Мануэл Мансарт был удивлен, узнав, что конференция состоится на северной оконечности Манхэттена в Монастыре — в этой великолепной сокровищнице произведений французского средневекового искусства, собранных Джорджем Барнардом и подаренных Рокфеллерами Нью-Йоркскому музею изящных искусств. Благодаря содействию судьи Мансарта, как члена совета директоров музея и человека, весьма влиятельного и уважаемого, в одном из помещений Монастыря, закрытом для публики и специально отведенном для этой цели, было намечено провести собрание примерно сотни делегатов, представляющих цветные народы мира.

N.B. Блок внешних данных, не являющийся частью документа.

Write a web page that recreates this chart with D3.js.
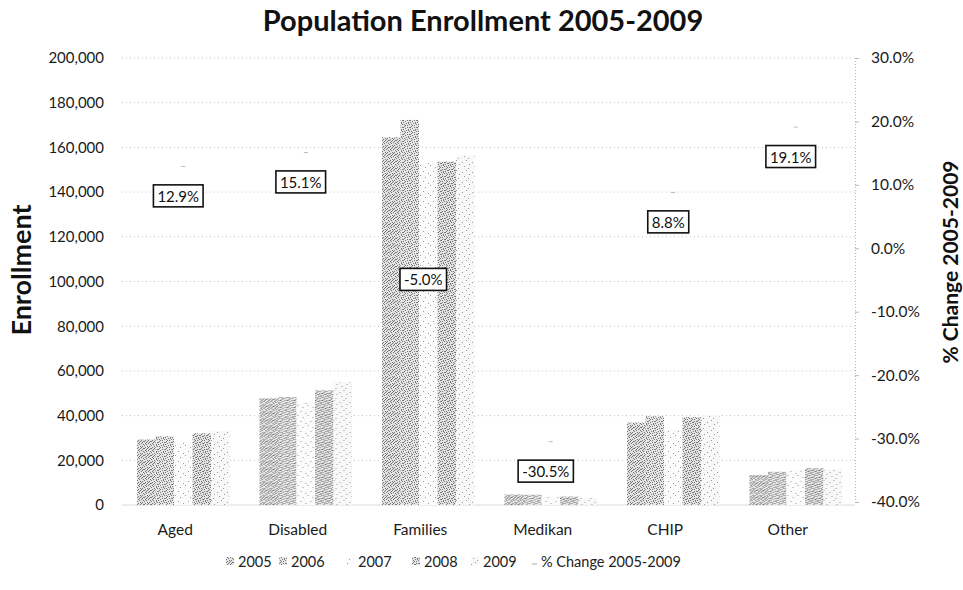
<!DOCTYPE html>
<html>
<head>
<meta charset="utf-8">
<script src="https://cdn.jsdelivr.net/npm/d3@7"></script>
<style>
  body { margin: 0; background: #fff; }
  svg { font-family: Lato, "Open Sans", sans-serif; }
</style>
</head>
<body>
<svg id="chart" width="963" height="590"></svg>
<script>
// data
const categories = ["Aged", "Disabled", "Families", "Medikan", "CHIP", "Other"];
const years = ["2005", "2006", "2007", "2008", "2009"];
const enroll2005 = [29300, 47700, 164600, 4800, 36900, 13400];
const enroll2006 = [30800, 48300, 172300, 4600, 39700, 14900];
const enroll2007 = [28000, 46000, 153000, 3900, 34000, 15300];
const enroll2008 = [32100, 51300, 153600, 3800, 39300, 16500];
const enroll2009 = [33100, 54900, 156400, 3340, 40200, 16000];
const pctChange = [12.9, 15.1, -5.0, -30.5, 8.8, 19.1];
const leftTicks = [0, 20000, 40000, 60000, 80000, 100000, 120000, 140000, 160000, 180000, 200000];
const rightTicks = [-40, -30, -20, -10, 0, 10, 20, 30];

const seriesValues = [enroll2005, enroll2006, enroll2007, enroll2008, enroll2009];

const svg = d3.select("#chart");
const plot = {left: 122, right: 857, top: 58, bottom: 505};
const fmt = d3.formatLocale({decimal: ".", thousands: ",", grouping: [3], currency: ["$", ""], minus: "-"});
const pct = d => fmt.format(".1f")(d) + "%";

// 0. stipple textures standing in for the scanned dither
const defs = svg.append("defs");
function dotPattern(id, size, bg, dots, dotColor) {
    const p = defs.append("pattern")
        .attr("id", id)
        .attr("patternUnits", "userSpaceOnUse")
        .attr("width", size).attr("height", size);
    p.append("rect").attr("width", size).attr("height", size).attr("fill", bg);
    dots.forEach(([dx, dy]) => {
        p.append("rect").attr("x", dx).attr("y", dy).attr("width", 1).attr("height", 1).attr("fill", dotColor);
    });
}
const denseDots = [[0,0],[3,0],[5,1],[1,2],[4,2],[6,3],[2,3],[0,4],[3,5],[5,5],[1,6],[4,6],[6,0],[2,1]];
const denseDotsB = [[1,0],[4,1],[6,1],[2,2],[0,3],[5,3],[3,4],[1,5],[6,5],[4,6],[2,6],[0,1],[5,4]];
const sparseDots = [[1,1],[6,3],[3,7],[8,5]];
const sparseDotsB = [[0,2],[4,0],[7,4],[2,6],[6,8]];
dotPattern("p2005", 7, "#e3e3e3", denseDots, "#767676");
dotPattern("p2006", 7, "#e6e6e6", denseDotsB, "#7a7a7a");
dotPattern("p2007", 10, "#fbfbfb", sparseDots, "#9c9c9c");
dotPattern("p2008", 7, "#e3e3e3", denseDotsB.concat([[3,2]]), "#787878");
dotPattern("p2009", 10, "#f8f8f8", sparseDotsB, "#999");
const fills = years.map(y => `url(#p${y})`);

// 1. scales
const x = d3.scaleBand()
    .domain(categories)
    .range([plot.left, plot.right])
    .paddingInner(0.245)
    .paddingOuter(0.1225);
const xs = d3.scaleBand().domain(years).range([0, x.bandwidth()]);
const y = d3.scaleLinear().domain([0, 200000]).range([plot.bottom, plot.top]);
const yr = d3.scaleLinear().domain([-40, 30]).range([plot.bottom - 3, plot.top]);

// 2. grid
svg.append("g")
    .selectAll("line")
    .data(leftTicks.slice(1))
    .join("line")
      .attr("x1", plot.left).attr("x2", plot.right - 2)
      .attr("y1", d => y(d)).attr("y2", d => y(d))
      .attr("stroke", "#c4c4c4")
      .attr("stroke-width", 1)
      .attr("stroke-dasharray", "1,3");

svg.append("line")
    .attr("x1", plot.left).attr("x2", plot.right - 2)
    .attr("y1", plot.bottom).attr("y2", plot.bottom)
    .attr("stroke", "#dadada");

// 3. axes
const yAxis = svg.append("g")
    .attr("transform", `translate(${plot.left - 18},0)`)
    .call(d3.axisLeft(y).tickValues(leftTicks).tickFormat(fmt.format(",")).tickSize(0).tickPadding(0));
yAxis.select(".domain").remove();
yAxis.selectAll("text").attr("font-size", 15).attr("fill", "#1a1a1a").attr("font-family", "Lato");

const yrAxis = svg.append("g")
    .attr("transform", `translate(${plot.right - 2},0)`)
    .call(d3.axisRight(yr).tickValues(rightTicks).tickFormat(pct).tickSize(4).tickPadding(12));
yrAxis.select(".domain").attr("stroke", "#bbb").attr("stroke-dasharray", "1,2");
yrAxis.selectAll("line").attr("stroke", "#bbb");
yrAxis.selectAll("text").attr("font-size", 15.5).attr("fill", "#1a1a1a").attr("font-family", "Lato");

const xAxis = svg.append("g")
    .attr("transform", `translate(-8,${plot.bottom})`)
    .call(d3.axisBottom(x).tickSize(0).tickPadding(19));
xAxis.select(".domain").remove();
xAxis.selectAll("text").attr("font-size", 15.5).attr("fill", "#1a1a1a").attr("font-family", "Lato");

// 4. bars
const groups = svg.append("g")
    .selectAll("g")
    .data(categories)
    .join("g")
      .attr("transform", d => `translate(${x(d)},0)`);

groups.selectAll("rect")
    .data((c, i) => years.map((yy, k) => ({year: yy, k: k, value: seriesValues[k][i]})))
    .join("rect")
      .attr("x", d => xs(d.year))
      .attr("width", xs.bandwidth())
      .attr("y", d => y(d.value))
      .attr("height", d => y(0) - y(d.value))
      .attr("fill", d => fills[d.k]);

// 5. % change markers and boxed labels
const pts = categories.map((c, i) => ({cat: c, v: pctChange[i]}));
svg.append("g")
    .selectAll("line")
    .data(pts)
    .join("line")
      .attr("x1", d => x(d.cat) + x.bandwidth() / 2 - 2)
      .attr("x2", d => x(d.cat) + x.bandwidth() / 2 + 2)
      .attr("y1", d => yr(d.v)).attr("y2", d => yr(d.v))
      .attr("stroke", "#bbb").attr("stroke-width", 1);

const labelDy = d => d.cat === "Families" ? 0 : 30;
const labels = svg.append("g")
    .selectAll("g")
    .data(pts)
    .join("g")
      .attr("transform", d => `translate(${x(d.cat) + x.bandwidth() / 2 - 5},${yr(d.v) + labelDy(d)})`);
labels.append("text")
    .attr("text-anchor", "middle")
    .attr("dy", "0.36em")
    .attr("font-size", 15)
    .attr("fill", "#111")
    .text(d => pct(d.v));
labels.each(function() {
    const g = d3.select(this);
    const b = g.select("text").node().getBBox();
    g.insert("rect", "text")
        .attr("x", b.x - 4).attr("y", b.y - 2)
        .attr("width", b.width + 8).attr("height", b.height + 4)
        .attr("fill", "#fff")
        .attr("stroke", "#111")
        .attr("stroke-width", 1.6);
});

// 6. titles
svg.append("text")
    .attr("x", 483).attr("y", 31)
    .attr("text-anchor", "middle")
    .attr("font-size", 29).attr("font-weight", "bold")
    .attr("fill", "#111")
    .text("Population Enrollment 2005-2009");

svg.append("text")
    .attr("transform", "translate(31,270) rotate(-90)")
    .attr("text-anchor", "middle")
    .attr("font-size", 27).attr("font-weight", "bold")
    .attr("fill", "#111")
    .text("Enrollment");

svg.append("text")
    .attr("transform", "translate(958,262) rotate(-90)")
    .attr("text-anchor", "middle")
    .attr("font-size", 21).attr("font-weight", "bold")
    .attr("fill", "#111")
    .text("% Change 2005-2009");

// 7. legend
const legendItems = years.map((yy, k) => ({label: yy, fill: fills[k], type: "bar"}))
    .concat([{label: "% Change 2005-2009", type: "line"}]);
const legendX = [226, 279, 346, 412, 471, 530];
const legend = svg.append("g")
    .selectAll("g")
    .data(legendItems)
    .join("g")
      .attr("transform", (d, i) => `translate(${legendX[i]},562)`);
legend.filter(d => d.type === "bar").append("rect")
    .attr("x", 0).attr("y", -5).attr("width", 8).attr("height", 8)
    .attr("fill", d => d.fill);
legend.filter(d => d.type === "line").append("line")
    .attr("x1", 2).attr("x2", 7).attr("y1", 2).attr("y2", 2)
    .attr("stroke", "#aaa").attr("stroke-width", 1);
legend.append("text")
    .attr("x", d => d.type === "line" ? 11 : 12)
    .attr("y", 0)
    .attr("dy", "0.35em")
    .attr("font-size", 14.5)
    .attr("fill", "#222")
    .text(d => d.label);
</script>
</body>
</html>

Они собирались «обсудить вопрос о своем отношении к нынешней войне и к ее последствиям». Это было все, что мог сказать отцу Ревелс, и Мансарт не расспрашивал его больше ни о чем.
В полдень без излишнего шума собрались делегаты. Каждому из них был вручен список участников, который по окончании конференции подлежал возврату. Присутствовало двадцать три делегации; в некоторых из них, например в делегациях из Африки, Индии и Китая, было по четыре представителя, от Южной Америки и Японии — по три; американские негры были представлены двумя делегатами; семь стран прислали только по одному представителю. Каждый делегат числился под определенным номером, указанным на значке, который красовался у него на груди. Лишь у одного из делегатов не было никакого номера. Он сидел на председательском месте, несколько отодвинувшись назад, чтобы находиться в тени. Он был невелик ростом, худощав, в белом тюрбане. Его глубоко запавшие глаза смотрели печально. Говорил он тихим, четким и приятным голосом. Открывая заседание, он, не тратя времени на церемонии, обратился к собравшимся:
— На мир обрушилось страшное бедствие, самое значительное из всех, какие произошли с момента бегства Мохаммеда в Медину 1320 лет назад, или иных роковых событий в истории других вероучений. Развязана мировая война, которая будет стоить жизни двадцати пяти миллионам людей, главным образом молодежи, в которой наш мир черпает свою силу и надежды. Война искалечит, покроет ранами, сведет с ума и ослабит болезнями еще пятьдесят миллионов мужчин, женщин и детей. Она обойдется во многие миллиарды долларов. Люди вырвут из адских недр смертоносное оружие, способное смести жизнь с лица земли, и мне известно, что оно будет испытано сначала на нас, темнокожих. На заре человечества в подобных катастрофах винили бога, а потом оправдывали его, объясняя их неисповедимостью его путей и целей. Когда наука была совсем молода, люди пытались объяснить свои поступки законами механики, хотя не могли доказать этого. Сейчас, приближаясь — правда, чрезвычайно медленно — к научной зрелости, мы сознаем свое полное непонимание подлинной взаимосвязи между причиной и следствием, но все же постепенно, хоть к неуверенно, идем вперед, выдвигая научные гипотезы, проверяя, изменяя и отбрасывая их; мы непрестанно изучаем факты в поисках истины. Важнейшая и наиболее полезная для нас гипотеза сводится к тому, что сознательная деятельность людей может изменить ход истории.